Houda Benallal (La Marseillaise, le 23 février 2016)

13e et 14e arr. de Marseille. Un choix qui pourrait coûter cher au Maire de secteur

le 23 février 2016

13e et 14e arr. de Marseille. Un choix qui pourrait coûter cher au Maire de secteur

Les Oliviers. Le centre aéré de la cité A, vandalisé il y a plus d’un an, n’a toujours pas rouvert ses portes. Les habitants regrettent l’absence de ce lieu facteur de lien social.

Drôle de climat à la cité des Oliviers A. Un climat que l’on aurait pu attribuer au mistral glaçant qui s’infiltrait, en cette fin de semaine dernière, entre les immeubles d’une cité qui semble désertée de ses habitants. Seuls quelques enfants s’égaient comme ils le peuvent, en cette période vacances scolaires.

Au cœur du problème, ce jour- là, la situation du centre aéré aux portes définitivement closes, comme celles de tous les commerces attenants. Quant à cet espace très apprécié par les enfants de la cité, qui, pour la plupart, n’ont guère d’occasions de s’extraire de la grisaille de l’endroit qui semble leur coller à la peau, peu de chance qu’il retrouve un semblant d’activité.

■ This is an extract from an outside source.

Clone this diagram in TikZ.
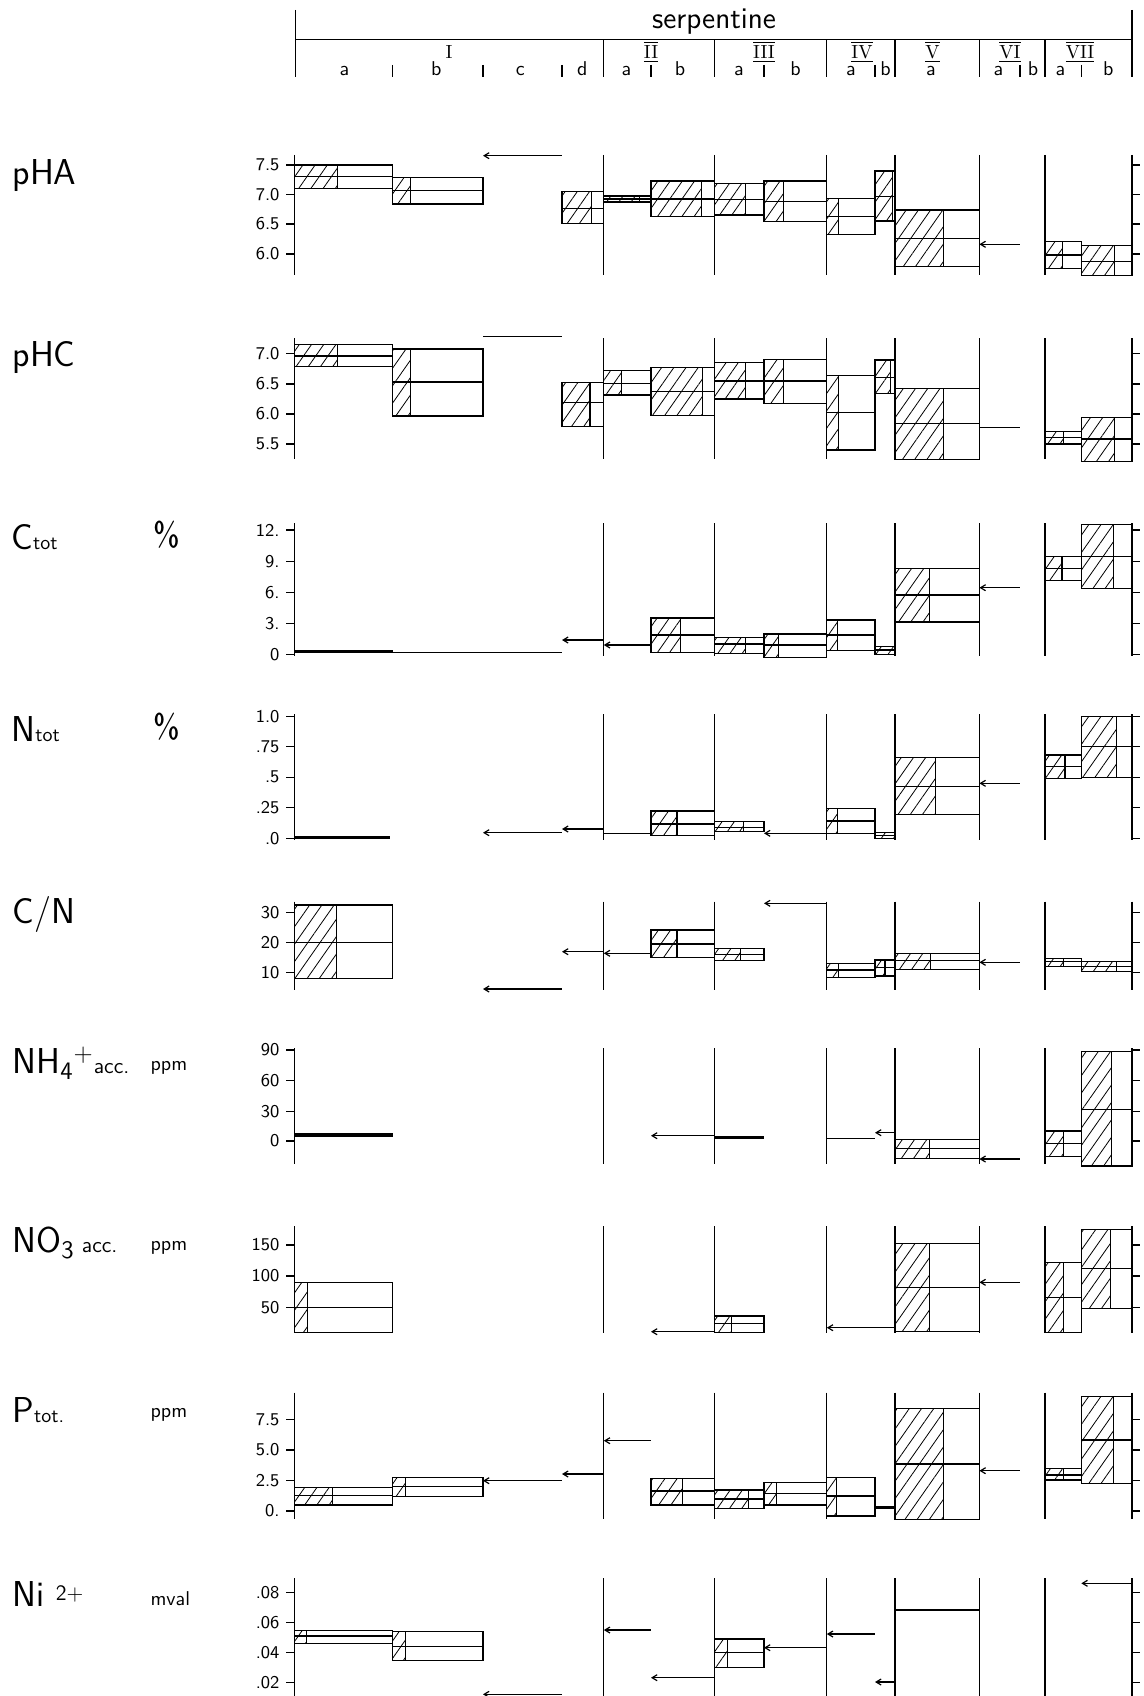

Seul espace de liberté entre les murs de la cité

« Il y a à peu près un an ce centre a brûlé », déplore une habitante qui ne fait même pas mine de s’étonner de son abandon total et du fait qu’aucun projet de réfection ne soit dans les cartons de la Mairie actuelle. Et sa fille d’ajouter combien « elle regrette la fermeture de ce centre, seul espace de liberté » entre les murs de la cité. Plus de lieu pour les enfants, les adolescents -de familles très modestes pour la plupart- qui avaient là l’occasion de pratiquer des activités auxquelles ils n’auraient jamais eu accès.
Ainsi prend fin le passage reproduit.